Baykali Ganambarr (left) and Aisling Franciosi in “The Nightingale.” (Matt Nettheim / IFC Films)

Baykali Ganambarr (left) and Aisling Franciosi in “The Nightingale.” (Matt Nettheim / IFC Films)

‘The Nightingale’: Sickening violence, with a core of humanity

This harrowing film tells the story of a woman who seeks vengeance in 1825 Tasmania.

Everything beautiful becomes terrible in “The Nightingale”: a song, a forest, human intimacy. That is very much to the point of this powerful and brilliant film, one of the highlights of this year’s Seattle International Film Festival.

It comes from writer-director Jennifer Kent, the Australian whose first feature, “The Babadook,” caused justified excitement in horror-movie circles. That one played like a children’s book that came to terrifying life.

“The Nightingale” also has the qualities of a fable — a very dark fable — but makes the ingenious horror of “The Babadook” look like, well, child’s play.

It tracks the epic ordeal of Clare (Aisling Franciosi), an Irishwoman in service to the British forces occupying Tasmania, circa 1825. The British seek to extend their colonial reach, as well as eradicate the human beings already living there (barbaric even by comparison to other examples of genocide during the age of exploration).
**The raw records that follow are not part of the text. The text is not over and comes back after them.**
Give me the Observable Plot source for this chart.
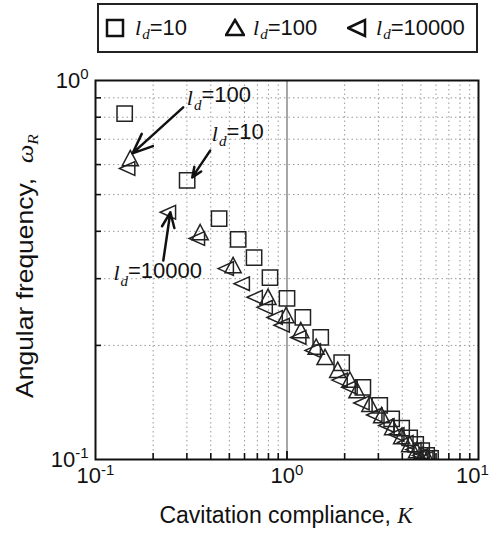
<!DOCTYPE html>
<html><head><meta charset="utf-8">
<script src="https://cdn.jsdelivr.net/npm/d3@7"></script>
<script src="https://cdn.jsdelivr.net/npm/@observablehq/plot@0.6"></script>
<style>
body{margin:0;background:#fff;font-family:"Liberation Sans",Arial,sans-serif;color:#111;}
#wrap{position:relative;width:492px;height:535px;overflow:hidden;}
#legend{position:absolute;left:97px;top:3px;width:377px;height:46px;border:2px solid #222;}
.li{position:absolute;top:0;height:46px;display:flex;align-items:center;font-size:22px;white-space:nowrap;}
.it{font-family:"Liberation Serif",serif;font-style:italic;margin-right:1px;}
.sub{font-family:"Liberation Serif",serif;font-style:italic;font-size:15px;position:relative;top:6px;}
#chart{position:absolute;left:0;top:55px;}
</style></head>
<body>
<div id="wrap">
  <div id="legend"></div>
  <div id="chart"></div>
</div>
<script>
// ---- data ----
const seriesNames = ["10", "100", "10000"];
// l_d = 10 (squares)
const K_10 = [0.142, 0.301, 0.442, 0.556, 0.673, 0.815, 1.0, 1.21, 1.50, 1.93, 2.49, 3.05, 3.52, 3.97, 4.37, 4.70, 5.05, 5.36, 5.62];
const W_10 = [0.818, 0.545, 0.432, 0.381, 0.341, 0.302, 0.266, 0.237, 0.210, 0.180, 0.155, 0.139, 0.128, 0.121, 0.114, 0.1096, 0.1056, 0.1025, 0.1006];
// l_d = 100 (triangles)
const K_100 = [0.152, 0.352, 0.523, 0.796, 0.989, 1.18, 1.42, 1.58, 1.84, 2.13, 2.32, 2.71, 3.12, 3.56, 3.97, 4.37, 4.75, 5.11, 5.42];
const W_100 = [0.623, 0.397, 0.325, 0.268, 0.240, 0.219, 0.198, 0.186, 0.172, 0.162, 0.152, 0.140, 0.1306, 0.1215, 0.115, 0.1096, 0.1056, 0.1025, 0.1006];
// l_d = 10000 (left triangles)
const K_10000 = [0.147, 0.240, 0.340, 0.481, 0.583, 0.681, 0.768, 0.866, 0.942, 1.15, 1.37, 1.89, 2.13, 2.46, 2.87, 3.32, 3.74, 4.17, 4.59, 4.99, 5.30];
const W_10000 = [0.586, 0.449, 0.383, 0.319, 0.291, 0.268, 0.252, 0.237, 0.226, 0.210, 0.194, 0.162, 0.155, 0.141, 0.131, 0.123, 0.1164, 0.111, 0.1062, 0.1025, 0.1006];

const xMajor = [0.1, 1, 10];
const xMinor = [0.2, 0.3, 0.4, 0.5, 0.6, 0.7, 0.8, 0.9, 2, 3, 4, 5, 6, 7, 8, 9];
const yMajor = [0.1, 1];
const yMinor = [0.2, 0.3, 0.4, 0.5, 0.6, 0.7, 0.8, 0.9];
const tickLabels = {0.1: "10^-1", 1: "10^0", 10: "10^1"};

// annotations (data coordinates)
const noteLabels = ["ld=100", "ld=10", "ld=10000"];
const noteK = [0.300, 0.405, 0.124];
const noteW = [0.902, 0.722, 0.310];
const arrowK1 = [0.287, 0.397, 0.226];
const arrowW1 = [0.849, 0.653, 0.335];
const arrowK2 = [0.156, 0.320, 0.246];
const arrowW2 = [0.642, 0.555, 0.449];

// ---- build tables ----
const rows = (K, W, s) => K.map((k, i) => ({K: k, W: W[i], s}));
const data10 = rows(K_10, W_10, seriesNames[0]);
const data100 = rows(K_100, W_100, seriesNames[1]);
const data10000 = rows(K_10000, W_10000, seriesNames[2]);
const notes = noteLabels.map((t, i) => ({t, K: noteK[i], W: noteW[i]}));
const arrows = arrowK1.map((k, i) => ({x1: k, y1: arrowW1[i], x2: arrowK2[i], y2: arrowW2[i]}));

// custom symbols
const symSquare = {draw(c, size){ const h = Math.sqrt(size/Math.PI)*0.9; c.moveTo(-h,-h); c.lineTo(h,-h); c.lineTo(h,h); c.lineTo(-h,h); c.closePath(); }};
const symUp = {draw(c, size){ const h = Math.sqrt(size/Math.PI)*0.95; c.moveTo(0,-h); c.lineTo(h,h*0.9); c.lineTo(-h,h*0.9); c.closePath(); }};
const symLeft = {draw(c, size){ const h = Math.sqrt(size/Math.PI)*0.95; c.moveTo(-h,0); c.lineTo(h*0.9,-h*0.85); c.lineTo(h*0.9,h*0.85); c.closePath(); }};

const W = 492, H = 480, mL = 95, mR = 14, mT = 25, mB = 76;
const fw = W - mL - mR, fh = H - mT - mB;
const dotOpts = {x: "K", y: "W", r: 8.5, stroke: "#222", strokeWidth: 1.5, fill: "none", clip: true};

const svg = Plot.plot({
  width: W, height: H, marginLeft: mL, marginRight: mR, marginTop: mT, marginBottom: mB,
  style: {fontFamily: "Liberation Sans, Arial, sans-serif", background: "white", color: "#111"},
  x: {type: "log", domain: [0.1, 10]},
  y: {type: "log", domain: [0.1, 1]},
  marks: [
    Plot.ruleX(xMinor, {stroke: "#999", strokeDasharray: "1.5,3", strokeWidth: 1}),
    Plot.ruleY(yMinor, {stroke: "#999", strokeDasharray: "1.5,3", strokeWidth: 1}),
    Plot.ruleX([1], {stroke: "#777", strokeWidth: 1.3}),
    Plot.tickX(xMinor, {insetTop: fh - 6, stroke: "#111", strokeWidth: 1.6}),
    Plot.tickX([1], {insetTop: fh - 8, stroke: "#111", strokeWidth: 1.8}),
    Plot.tickY(yMinor, {insetRight: fw - 6, stroke: "#111", strokeWidth: 1.6}),
    Plot.axisX(xMajor, {tickSize: 0, tickPadding: 8, fontSize: 23, tickFormat: d => tickLabels[d], label: null}),
    Plot.axisY(yMajor, {tickSize: 0, tickPadding: 7, fontSize: 23, tickFormat: d => tickLabels[d], label: null}),
    Plot.dot(data10, {...dotOpts, symbol: symSquare}),
    Plot.dot(data100, {...dotOpts, symbol: symUp}),
    Plot.dot(data10000, {...dotOpts, symbol: symLeft}),
    Plot.arrow(arrows, {x1: "x1", y1: "y1", x2: "x2", y2: "y2", stroke: "#111", strokeWidth: 2.5, headLength: 13, headAngle: 45}),
    Plot.text(notes, {x: "K", y: "W", text: "t", textAnchor: "start", fontSize: 22, fill: "#111"}),
    Plot.frame({stroke: "#111", strokeWidth: 2})
  ]
});

const S = d3.select(svg);
S.selectAll("text").each(function(){
  const t = this.textContent;
  const s = d3.select(this);
  let m = /^10\^(.+)$/.exec(t);
  if (m) {
    s.text("10").attr("font-size", "22px").style("font-size", "22px");
    if (m[1] === "1") s.attr("dx", -6);
    s.append("tspan").attr("dy", "-0.55em").style("font-size", "15px").text(m[1]);
    return;
  }
  m = /^ld=(.+)$/.exec(t);
  if (m) {
    s.text("");
    s.append("tspan").attr("font-family", "Liberation Serif, serif").attr("font-style", "italic").text("l");
    s.append("tspan").attr("font-family", "Liberation Serif, serif").attr("font-style", "italic").style("font-size", "15px").attr("dx", "1").attr("dy", "0.35em").text("d");
    s.append("tspan").attr("dy", "-0.35em").text("=" + m[1]);
  }
});

// axis titles
const xl = S.append("text").attr("x", 286).attr("y", 468).attr("text-anchor", "middle").style("font-size", "23px").attr("fill", "#111");
xl.append("tspan").text("Cavitation compliance, ");
xl.append("tspan").attr("font-family", "Liberation Serif, serif").attr("font-style", "italic").text("K");
const yl = S.append("text").attr("transform", "translate(33,211) rotate(-90) scale(1.15,1)").attr("text-anchor", "middle").style("font-size", "23px").attr("fill", "#111");
yl.append("tspan").text("Angular frequency,  ");
yl.append("tspan").attr("font-family", "Liberation Serif, serif").attr("font-style", "italic").text("ω");
yl.append("tspan").attr("font-family", "Liberation Serif, serif").attr("font-style", "italic").style("font-size", "15px").attr("dy", "0.35em").text("R");

document.getElementById("chart").appendChild(svg);

// legend
const legendItems = [
  {name: seriesNames[0], left: 6, text: 36, path: "M2,2H18V18H2Z"},
  {name: seriesNames[1], left: 126, text: 154, path: "M10,2L19,17H1Z"},
  {name: seriesNames[2], left: 248, text: 277, path: "M1,10L18,2V18Z"}
];
const leg = d3.select("#legend");
legendItems.forEach(it => {
  leg.append("div").attr("class", "li").style("left", it.left + "px")
    .html(`<svg width="20" height="20"><path d="${it.path}" fill="none" stroke="#111" stroke-width="2.5" stroke-linejoin="miter"/></svg>`);
  leg.append("div").attr("class", "li").style("left", it.text + "px")
    .html(`<span class="it">l</span><span class="sub">d</span>=${it.name}`);
});
</script>
</body></html>
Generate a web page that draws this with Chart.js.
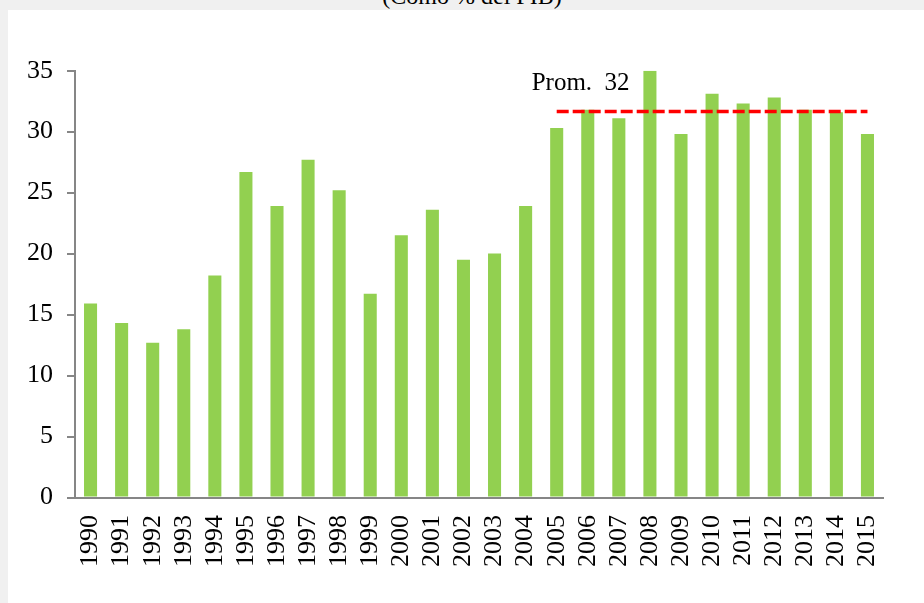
<!DOCTYPE html>
<html>
<head>
<meta charset="utf-8">
<script src="https://cdn.jsdelivr.net/npm/chart.js@4.4.1/dist/chart.umd.min.js"></script>
<style>
    body{
        margin:0;
        background:#f0f0f0;
        width:924px;
        height:603px;
        overflow:hidden;
        position:relative;
    }
    .title{
        position:absolute;
        left:0;
        width:944px;
        top:-16px;
        text-align:center;
        font-family:"Liberation Serif","Times New Roman",serif;
        font-size:24px;
        line-height:24px;
        color:#000;
        z-index:2;
    }
    .panel{
        position:absolute;
        left:8px;
        top:10px;
        width:916px;
        height:593px;
        background:#fff;
    }
</style>
</head>
<body>
<div class="title">(Como % del PIB)</div>
<div class="panel">
    <canvas id="myChart" width="916" height="593"></canvas>
</div>
<script>
// anios
var years=['1990','1991','1992','1993','1994','1995','1996','1997','1998','1999','2000','2001','2002',
    '2003','2004','2005','2006','2007','2008','2009','2010','2011','2012','2013','2014','2015']
// valores (% del PIB)
var values=[15.9,14.3,12.7,13.8,18.2,26.7,23.9,27.7,25.2,16.7,21.5,23.6,19.5,
    20.0,23.9,30.3,31.8,31.1,35.0,29.8,33.1,32.3,32.8,31.8,31.6,29.8]
// promedio 2005-2015
var avgValue=31.65
var avgFrom='2005'
var avgLabel='Prom.  32'
var yTicks=[0,5,10,15,20,25,30,35]

var avgLine=years.map(function(y,i){
    return i>=years.indexOf(avgFrom) ? avgValue : null
})

var serif='"Liberation Serif","Times New Roman",serif'
var axisGray='#868686'

// texto del promedio encima de la linea
var promLabel={
    id:'promLabel',
    afterDatasetsDraw:function(chart){
        var ctx=chart.ctx
        var x=chart.scales.x.getPixelForValue(years.indexOf(avgFrom))-25
        var y=chart.scales.y.getPixelForValue(avgValue)-22
        ctx.save()
        ctx.font='25px '+serif
        ctx.fillStyle='#000'
        ctx.textBaseline='alphabetic'
        ctx.textAlign='left'
        ctx.fillText(avgLabel,x,y)
        ctx.restore()
    }
}

var ctx=document.getElementById('myChart').getContext('2d')
var myChart=new Chart(ctx,{
    type:'bar',
    data:{
        labels:years,
        datasets:[{
            type:'line',
            data:avgLine,
            borderColor:'#ff0000',
            borderWidth:3.5,
            borderDash:[12,4],
            pointRadius:0,
            fill:false,
            spanGaps:false,
            order:0
        },{
            data:values,
            backgroundColor:'#92d050',
            barPercentage:0.42,
            categoryPercentage:1,
            order:1
        }]
    },
    options:{
        responsive:false,
        animation:false,
        layout:{padding:{top:60.7,right:41,left:0,bottom:0}},
        plugins:{legend:{display:false},tooltip:{enabled:false}},
        scales:{
            x:{
                grid:{display:false,drawTicks:false},
                border:{color:axisGray,width:2},
                ticks:{
                    color:'#000',
                    font:{family:serif,size:26},
                    minRotation:90,
                    maxRotation:90,
                    padding:17.5,
                    autoSkip:false
                },
                afterFit:function(scale){scale.height=105.5}
            },
            y:{
                min:0,
                max:35,
                afterBuildTicks:function(scale){
                    scale.ticks=yTicks.map(function(v){return {value:v}})
                },
                grid:{drawOnChartArea:false,tickLength:8,color:axisGray,lineWidth:2},
                border:{color:axisGray,width:2},
                ticks:{
                    color:'#000',
                    font:{family:serif,size:26},
                    padding:14
                },
                afterFit:function(scale){scale.width=67}
            }
        }
    },
    plugins:[promLabel]
})
</script>
</body>
</html>
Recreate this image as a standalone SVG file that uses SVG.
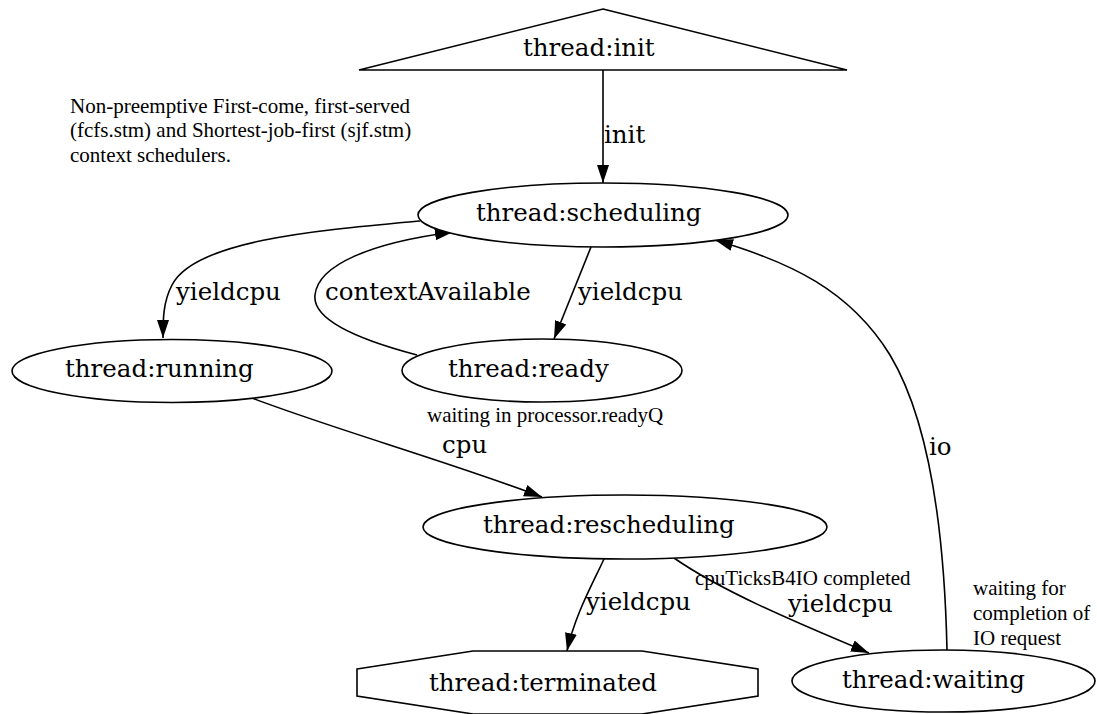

In an early sequence of sickening intensity, Clare’s world is shattered by rape and murder. This sequence sets up the remainder of the story, as she joins with a wary aboriginal guide, Billy (Baykali Ganambarr), to exact vengeance on the men who perpetrated the crimes.

Chief among the villains is an English officer (Sam Claflin, of the “Hunger Games” world), currently making his way through the jungle with a small contingent that includes a worshipful boy (Charlie Shotwell) and a native tracker (Charlie Jampijinpa Brown).

This wilderness trek itself has its share of shocking violence. Director Kent turns away from none of it.

This aspect has divided audience and critics. I think Kent does the right thing. She doesn’t cut away from the violence in part because using discretion with this subject matter would be insufficient. She doesn’t want us to register the horror and move on — she wants us to understand its depth.

Her subject is brutality, and how the flickering human spirit might survive such cruelty. This is not a time — in either 1825 or 2019 — for artists to use too much decorum.

The idea of revenge keeps the story going, as it always does. But we begin to realize that the testy relationship between Clare and Billy, not vengeance, is at the core of the film. There’s nothing conventional about this ad hoc partnership between people traumatized in different ways.

The two actors are excellent; Franciosi comes mostly from TV (including the “Genius: Picasso” series) and Ganambarr makes his acting debut.

There are a couple of puzzling plot turns that extend the story, but the film needs its length (136 minutes) to establish the size of its journey. Movies like this can be a tough go, but “The Nightingale” impresses with its urgency and commitment. It demands a lot from us, but we should demand that from movies, too.

“The Nightingale” (3½ stars)

Australian director Jennifer Kent brilliantly tells an urgent, harrowing story of a woman (Aisling Franciosi) seeking revenge in British-occupied Tasmania, circa 1825. The film’s brutality is undeniable, but the core relationship between the heroine and an aboriginal guide (Baykali Ganambarr) is at the core of its humanity.